Think this guy could beat him.


----------



## Ravage (Apr 29, 2008)

I wounder if he could reload that revolver when hes being fired at, or he's drop dead tired, or hasn't had much sleep in a while.


----------



## AWP (Apr 29, 2008)

Jerry Miculek?


----------



## RackMaster (Apr 29, 2008)

SgtUSMC8541 said:


> Think this guy could beat him.



  I didn't see a reload in there.


----------



## AWP (Apr 29, 2008)

Ravage said:


> I wounder if he could reload that revolver when hes being fired at, or he's drop dead tired, or hasn't had much sleep in a while.




Yes.

http://www.jerrymiculek.com/about.html


----------



## 8'Duece (Apr 29, 2008)

Ravage said:


> I wounder if he could reload that revolver when hes being fired at, or he's drop dead tired, or hasn't had much sleep in a while.




I don't know, but he's obviously better prepared than I am. ;)


----------



## WillBrink (Apr 30, 2008)

Freefalling said:


> Jerry Miculek?



Of course. Before I even clicked on the link, I knew that's who it would be about. Only one human being on the planet can shoot s revolver like that. Jerry is a sponsored shooter for SnW and a hell of a nice guy. He's no slouch with a semi auto either, and his wife can shoot like the devil too...:)


----------



## The91Bravo (Apr 30, 2008)

If I had a choice of the weps above... I will take the two 249s...


----------



## Cabbage Head (May 21, 2008)

I saw Jerry at the SHOT Show this year at the S&W booth.  He worked his reloads against a timer.  With the pressure of everyone watching and the clock, he was so damn fast!!!! 

He can really work those reloads!


----------



## Rabid Badger (May 22, 2008)

Ravage said:


> I wonder if he could reload that revolver when hes being fired at, or he's drop dead tired, or hasn't had much sleep in a while.



My next paycheck says yes he could.

You bring up a great point that needs to be expounded upon.

Coming from you Rav...I'll explain a bit.

I used to set up the CIF stress tests. Guys didn't like me so much at the beginning of the shoot because I'd make 'em work, sweat, and sometimes bleed for their time and score, but good time and score meant life over death. 

Running, shooting, sweating, increased heart rate, all have a major major effect on your time / score, ability to engage targets, as well as mentality.

You are basing your views on two different types of shooting. Competition and real life.

To shoot well in real life, yes, a certain part of your being is making you 'beat the bad guy', a competition with the final prize being your life.

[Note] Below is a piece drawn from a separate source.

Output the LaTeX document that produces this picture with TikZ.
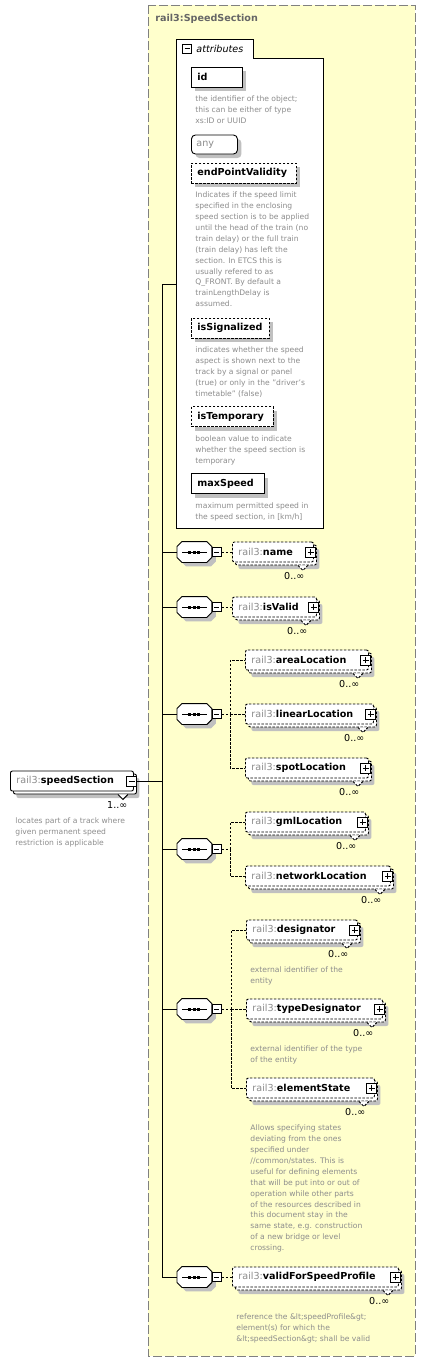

Competition shooting from a fixed position is a different animal, but has everything to do with surviving an encounter where the final prize is your life.

Some of the folks who shoot well in competition have had a real life encounter or are, at the least, more prepared for a real life encounter than someone who buys a pistol, goes to the range, attends a 3 day markmanship course, shoots 500 rounds, and calls themselves "prepared".

There exists a minority who approve themselves gun gods at the firing range, but who wouldn't have a clue on the street as to what to do in an engagement.

To ask that question, Rav, you had to have been there.

:2c:


----------